O vazio temático se refere à parca dramatização na literatura dos problemas dominantes na classe média, que fica espremida entre os dois extremos da sociedade. A literatura brasileira tem feito caricatura, tem passado por cima da complexidade existencial, social e econômica da pequena burguesia, afiando o gume da sua crítica numa configuração socioeconômica antiquada do país, semelhante à que nos foi legada pelo final do século 19. Se o Brasil republicano alcançou o progresso material, está muito longe do progresso social. Os bons escritores e intelectuais brasileiros são por demais sensíveis a essa desarmonia.

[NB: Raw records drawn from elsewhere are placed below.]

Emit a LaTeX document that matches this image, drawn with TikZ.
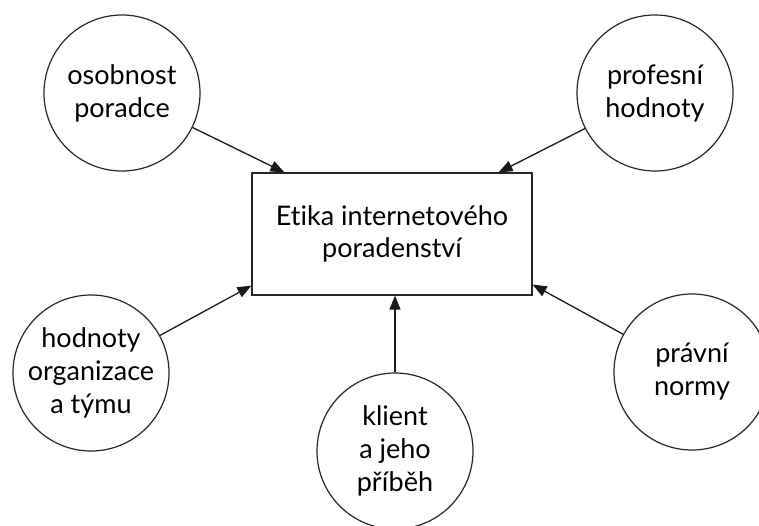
\documentclass[tikz,border=0pt]{standalone}
\usepackage{fontspec}
\setmainfont[Ligatures={NoCommon}]{Lato}
\usepackage{tikz}
\usetikzlibrary{arrows.meta,calc}
\tikzset{
  topic/.style={circle,draw=black!85,line width=1.2pt,minimum size=156pt,
                align=center,font=\fontsize{27}{33}\selectfont,inner sep=0pt},
  core/.style={rectangle,draw=black!85,line width=1.2pt,minimum width=280pt,
               minimum height=122pt,align=center,font=\fontsize{27}{32}\selectfont},
  arr/.style={-{Triangle[length=14pt,width=11pt]},draw=black!90,line width=1.3pt},
}
\begin{document}
\begin{tikzpicture}[x=1pt,y=-1pt]
  \useasboundingbox (0,0) rectangle (759,525);
  % --- uzly ---
  \node[core]  (etika)   at (392,234) {Etika internetového\\poradenství};
  \node[topic] (osob)    at (122,93)  {osobnost\\poradce};
  \node[topic] (prof)    at (655,93)  {profesní\\hodnoty};
  \node[topic] (org)     at (91,373)  {hodnoty\\organizace\\a týmu};
  \node[topic] (klient)  at (395,451) {klient\\a jeho\\příběh};
  \node[topic] (pravo)   at (692,372) {právní\\normy};
  % --- šipky ---
  \draw[arr] (osob)   -- ([xshift=33pt]etika.north west);
  \draw[arr] (prof)   -- ([xshift=-34pt]etika.north east);
  \draw[arr] (org)    -- ([yshift=10pt]etika.south west);
  \draw[arr] (klient) -- (klient |- etika.south);
  \draw[arr] (pravo)  -- ([yshift=11pt]etika.south east);
\end{tikzpicture}
\end{document}
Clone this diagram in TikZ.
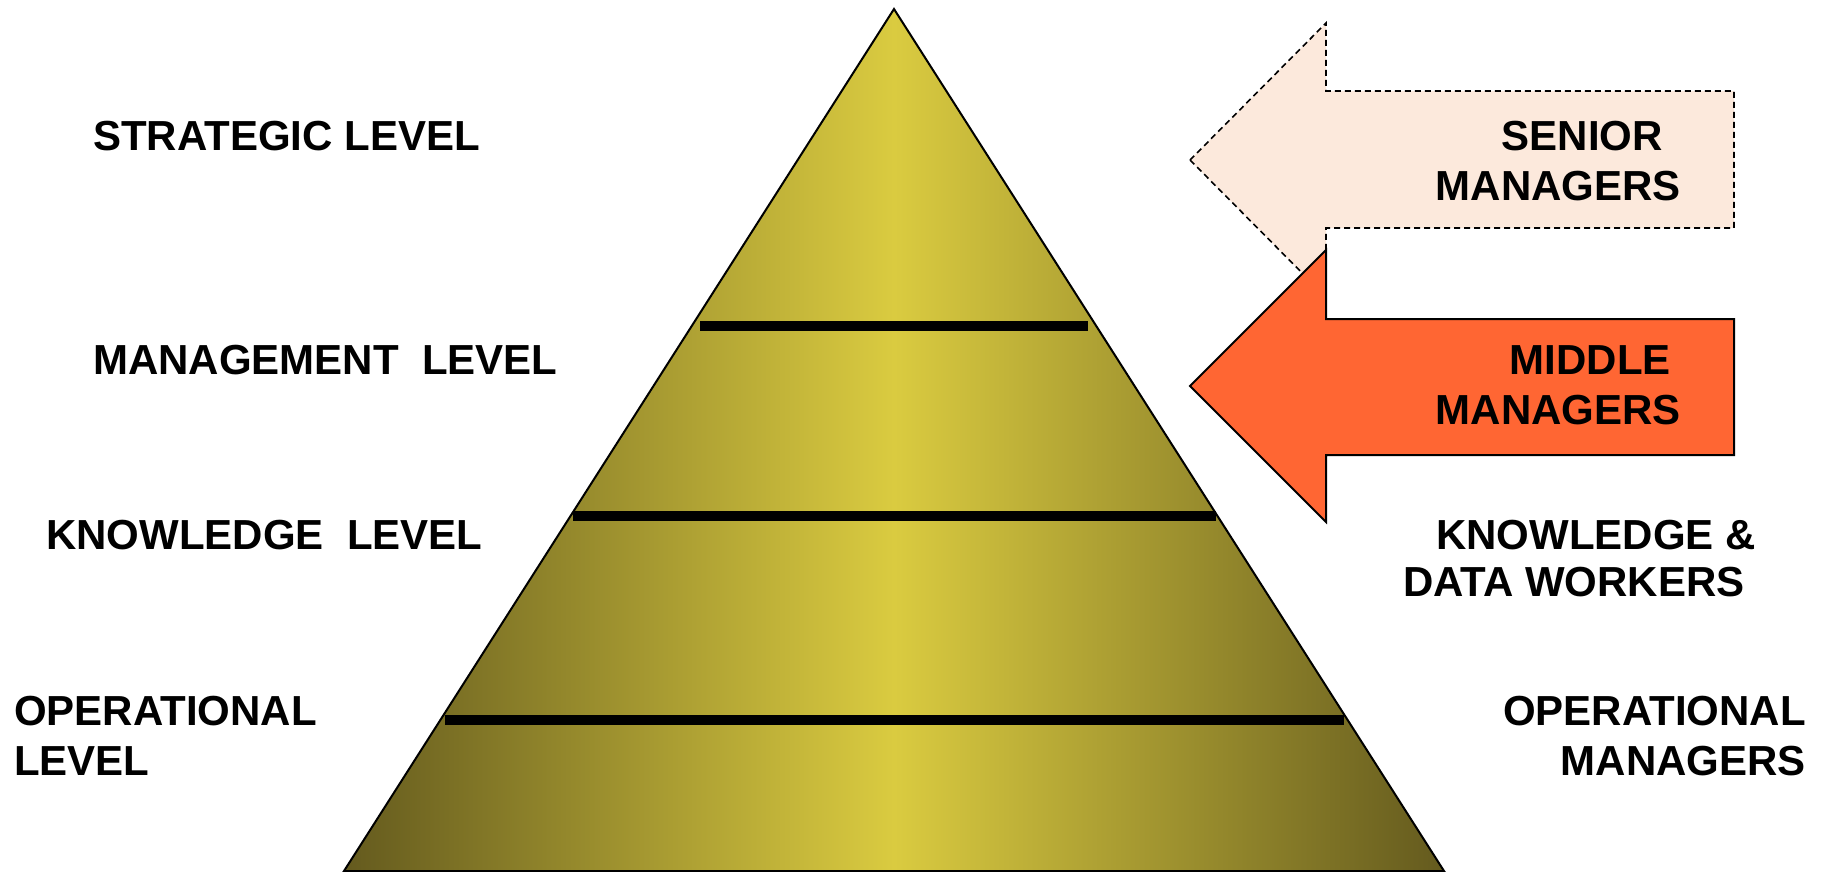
\documentclass[tikz,border=0pt]{standalone}
\usepackage{fontspec}
\setmainfont{Liberation Sans}
\definecolor{pyrdark}{HTML}{645A1E}
\definecolor{pyrlight}{HTML}{DACB40}
\definecolor{seniorfill}{HTML}{FCE9DC}
\definecolor{middlefill}{HTML}{FF6633}
\begin{document}
\begin{tikzpicture}[x=1pt,y=-1pt,
  lbl/.style={inner sep=0pt, font=\fontsize{42}{50}\selectfont\bfseries},
  divider/.style={line width=10pt},
  outline/.style={line width=2pt, line join=miter},
  dashedarrow/.style={line width=1.6pt, dash pattern=on 6pt off 4pt, fill=seniorfill},
  solidarrow/.style={line width=2pt, fill=middlefill}]
\useasboundingbox (0,0) rectangle (1821,871);
% pyramid
\coordinate (apex) at (894,9);
\coordinate (bl) at (344,871);
\coordinate (br) at (1444,871);
\shade[left color=pyrdark, right color=pyrdark, middle color=pyrlight] (apex)--(br)--(bl)--cycle;
\draw[outline] (apex)--(br)--(bl)--cycle;
% dividers
\coordinate (d1l) at (700,326); \coordinate (d1r) at (1088,326);
\coordinate (d2l) at (573,516); \coordinate (d2r) at (1216,516);
\coordinate (d3l) at (445,720); \coordinate (d3r) at (1344,720);
\draw[divider] (d1l)--(d1r);
\draw[divider] (d2l)--(d2r);
\draw[divider] (d3l)--(d3r);
% arrows
\filldraw[dashedarrow] (1190,160)--(1326,23)--(1326,91)--(1734,91)--(1734,228)--(1326,228)--(1326,297)--cycle;
\filldraw[solidarrow] (1190,386)--(1326,250)--(1326,319)--(1734,319)--(1734,455)--(1326,455)--(1326,522)--cycle;
% left labels
\node[lbl, anchor=north west] (strategic) at (93,121) {STRATEGIC LEVEL};
\node[lbl, anchor=north west] (management) at (93,345) {MANAGEMENT\ \ LEVEL};
\node[lbl, anchor=north west] (knowledge) at (46,520) {KNOWLEDGE\ \ LEVEL};
\node[lbl, anchor=north west, align=left] (operational) at (14,696) {OPERATIONAL\\LEVEL};
% right labels
\node[lbl, anchor=north east, align=right] (senior) at (1681,121) {SENIOR\hspace*{18pt}\\MANAGERS};
\node[lbl, anchor=north east, align=right] (middle) at (1681,345) {MIDDLE\hspace*{10pt}\\MANAGERS};
\node[lbl, anchor=north west, align=left, font=\fontsize{42}{47}\selectfont\bfseries] (workers) at (1403,520) {\hspace*{33pt}KNOWLEDGE \&\\DATA WORKERS};
\node[lbl, anchor=north east, align=right] (opmanagers) at (1806,696) {OPERATIONAL\\MANAGERS};
\end{tikzpicture}
\end{document}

Não é por coincidência que, na nossa literatura, a classe média só toma consciência da sua situação específica sob a forma de desclassificação social. Não é por coincidência que o tema da decadência das grandes famílias rurais percorre o grosso da nossa literatura novecentista, levando alguns críticos a tomarem o título dum romance de Lúcio Cardoso - A crônica da casa assassinada - como metáfora e emblema do processo constituinte da classe média urbana no país. São os ricos oligarcas, despossuídos do poder econômico pela industrialização e transformados em funcionários públicos ou profissionais liberais pelo estado nacional em busca de modernização, que encontram nas ruas das metrópoles os ambiciosos estrangeiros e filhos de estrangeiros, firmes na alavancagem do Brasil industrial. Ex-oligarcas e imigrantes novos ricos, todos associados direta ou indiretamente ao capital estrangeiro, acabam por compor um matizado segmento médio nas grandes cidades, infelizmente pouco presente na nossa melhor literatura.